Towards the central part of the island the ambience becomes different. It is more motley and vibrant with travelers of all ages and styles. Expensive hotels with pool villas lies side by side with budget guesthouses. Trendy latte cafés rub shoulders with reggae-hangouts. The inviting beaches relieve each other. The longest ones, Klong Khong and Klong Nin, become social scenes in the late afternoon when everybody gathers before the sunset. If you want to be where people are, it is definitely the central part you are looking for.
The more south you come on Koh Lanta the more beautiful it gets. The island rises at the height, while the recurrent bays shrinks. Inside them you find beaches with splendid natural beauty. An obvious stop on the way south is the small Nui Beach, embraced by steep green slopes and overlooked from the lovely restaurant Diamond Cliff.
Even more striking is the mighty Kantiang Bay with cabanas on high stilts at the far end. The average age among adults are clearly lower here and the vibe more bohemic. At the southernmost end you find the deep rainforest in national park Mu Koh Lanta and Lighthouse Koh Lanta out on a small peninsula.

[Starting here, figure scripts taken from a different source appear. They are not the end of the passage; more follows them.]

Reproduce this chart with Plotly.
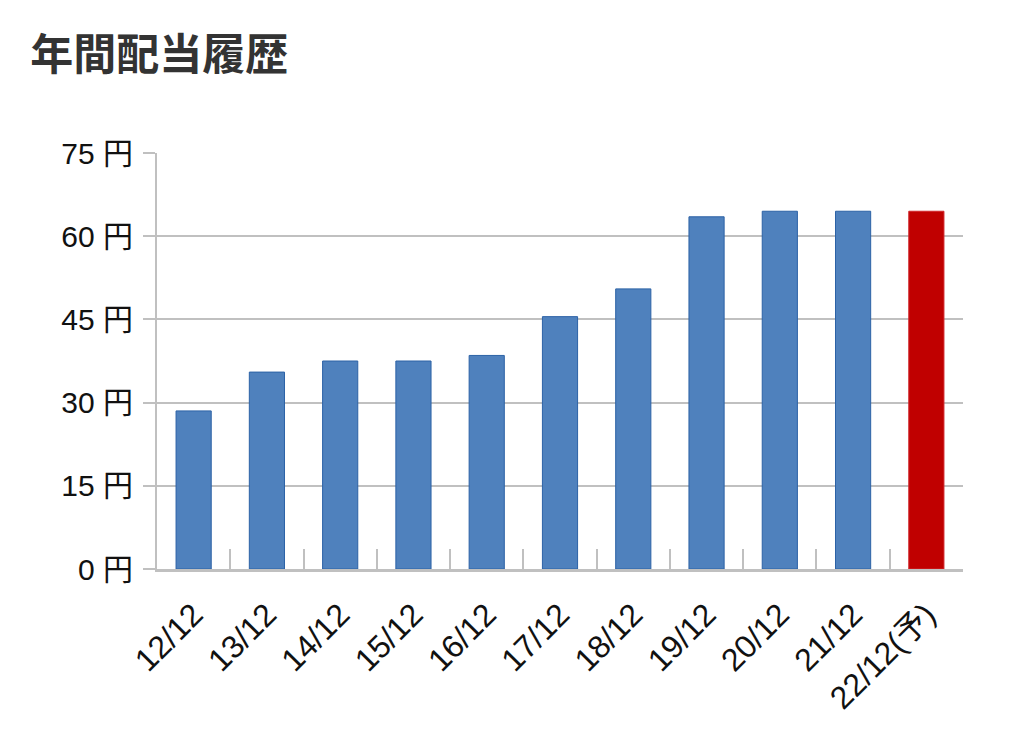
import plotly.graph_objects as go

# 年間配当 (円)
years = ["12/12", "13/12", "14/12", "15/12", "16/12", "17/12",
         "18/12", "19/12", "20/12", "21/12", "22/12(予)"]
dividends = [28.5, 35.5, 37.5, 37.5, 38.5, 45.5, 50.5, 63.5, 64.5, 64.5, 64.5]
y_ticks = [0, 15, 30, 45, 60, 75]
y_labels = [f"{v} 円" for v in y_ticks]

# 予想 (forecast) year in red, actuals in blue
bar_colors = ["#c00000" if "予" in y else "#4f81bd" for y in years]
line_colors = ["#d0262b" if "予" in y else "#2c62a6" for y in years]

tick_font = "Liberation Sans, Noto Sans CJK JP, sans-serif"
title_font = "Noto Sans CJK JP, sans-serif"

fig = go.Figure()
fig.add_trace(go.Bar(
    x=years, y=dividends,
    marker=dict(color=bar_colors, line=dict(color=line_colors, width=1)),
    hovertemplate="%{x}: %{y} 円<extra></extra>",
))

# page body adds 8px, so the figure is sized to the visible area
fig.update_layout(
    width=1016, height=733,
    margin=dict(l=149, r=61, t=145, b=172),
    paper_bgcolor="white", plot_bgcolor="white",
    showlegend=False, bargap=0.52,
    font=dict(family=tick_font, color="#111111"),
    title=dict(text="<b>年間配当履歴</b>", x=0.022, xanchor="left",
               y=0.936, yanchor="middle",
               font=dict(size=43, color="#333333", family=title_font)),
)
fig.update_xaxes(
    type="category", showline=True, linecolor="#c0c0c0", linewidth=3,
    ticks="inside", tickson="boundaries", ticklen=20, tickwidth=2,
    tickcolor="#c0c0c0", tickangle=-45, ticklabelstandoff=11,
    tickfont=dict(size=32, color="#111111"),
    showgrid=False,
)
fig.update_yaxes(
    range=[0, 75], tickvals=y_ticks, ticktext=y_labels,
    showline=True, linecolor="#c0c0c0", linewidth=2,
    ticks="outside", ticklen=12, tickwidth=2, tickcolor="#c0c0c0",
    ticklabelstandoff=4,
    showgrid=True, gridcolor="#c0c0c0", gridwidth=2, zeroline=False,
    tickfont=dict(size=30, color="#111111"),
)

fig.write_html("out.html")
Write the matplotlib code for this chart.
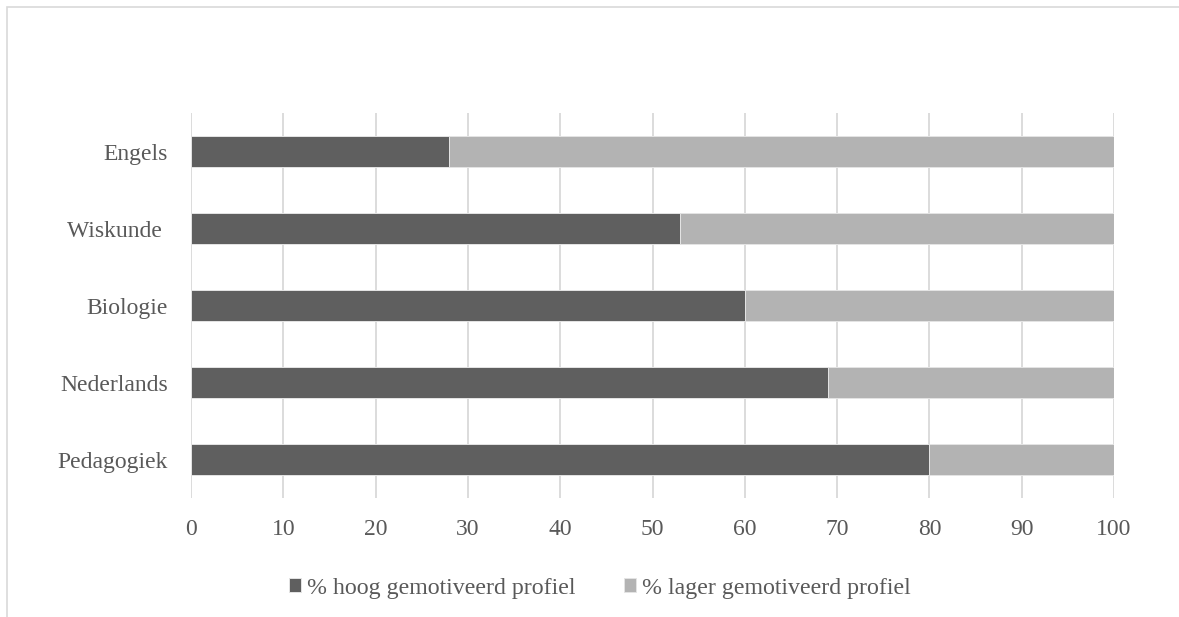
import matplotlib
matplotlib.use("Agg")
import matplotlib.pyplot as plt
from matplotlib.patches import Rectangle

# data (top to bottom as shown)
vakken = ["Engels", "Wiskunde ", "Biologie", "Nederlands", "Pedagogiek"]
hoog = [28, 53, 60, 69, 80]
lager = [72, 47, 40, 31, 20]
xticks = [0, 10, 20, 30, 40, 50, 60, 70, 80, 90, 100]
legend_labels = ["% hoog gemotiveerd profiel", "% lager gemotiveerd profiel"]

dark = "#5f5f5f"
light = "#b3b3b3"
textc = "#595959"
gridc = "#d9d9d9"

plt.rcParams["font.family"] = ["Liberation Serif", "DejaVu Serif"]

W, H = 1179, 617
fig = plt.figure(figsize=(W / 100, H / 100), dpi=100)
ax = fig.add_axes([191 / W, (H - 498) / H, (1114 - 191) / W, (498 - 113) / H])

ypos = list(range(len(vakken)))
b1 = ax.barh(ypos, hoog, height=0.4, color=dark, edgecolor="#e4e4e4", linewidth=0.7, zorder=3)
b2 = ax.barh(ypos, lager, left=hoog, height=0.4, color=light, edgecolor="#e4e4e4", linewidth=0.7, zorder=3)

ax.set_xlim(0, 100)
ax.set_ylim(len(vakken) - 0.5, -0.5)
ax.set_yticks(ypos)
ax.set_yticklabels(vakken)
ax.set_xticks(xticks)
ax.tick_params(axis="both", length=0, labelsize=17, colors=textc)
ax.tick_params(axis="x", pad=15)
ax.tick_params(axis="y", pad=16.5)
ax.grid(axis="x", color=gridc, linewidth=1.3, zorder=0)
for s in ax.spines.values():
    s.set_visible(False)

fig.legend([b1, b2], legend_labels, loc="center", bbox_to_anchor=(0.509, 0.047),
           ncol=2, frameon=False, fontsize=17.2, labelcolor=textc,
           handlelength=0.5, handleheight=0.5, handletextpad=0.25, columnspacing=2.05)

border = Rectangle((7 / W, -0.1), 1.2, 1 - 7 / H + 0.1, fill=False,
                   edgecolor=gridc, linewidth=1.2, transform=fig.transFigure)
fig.patches.append(border)

fig.savefig("out.png", dpi=100)
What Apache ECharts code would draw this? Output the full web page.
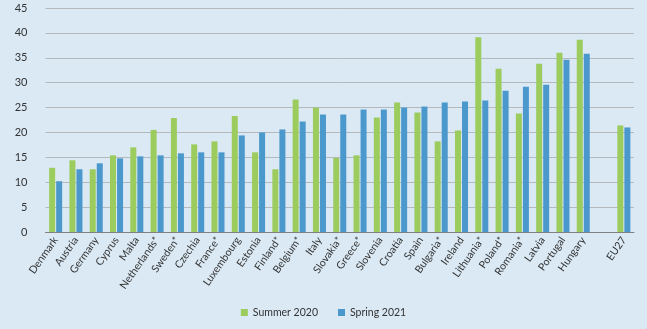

What about the east side then? The east coast of Koh Lanta is absolutely worth another excursion. You get happily surprised when you arrive to Lanta Old Town, the oldest city of the Island. The main street is bordered with cafés and cozy small shops. The alleys between the houses leads out to jetties where you can have a delightful seafood lunch while looking at the sea outside with islets and karst mountains.
Still you can claim that Koh Lanta is the local people’s island. Daily markets thrive as always, small mosques remain in the middle of the tourist settlements. On the eastside there are several villages of the where the Chao Ley live, an Indo-Malayan people that sometimes is called Sea-Gipsies. Chao Ley have been living on Lanta for hundreds of years. All the way from north to south you see why Koh Lanta is so loved by so many. There are no deck chairs, no beach vendors, no jet skis, no mega resorts, no high rises and no ostentation. So far Koh Lanta retains a balance between well developed tourism and the small-scale and local society.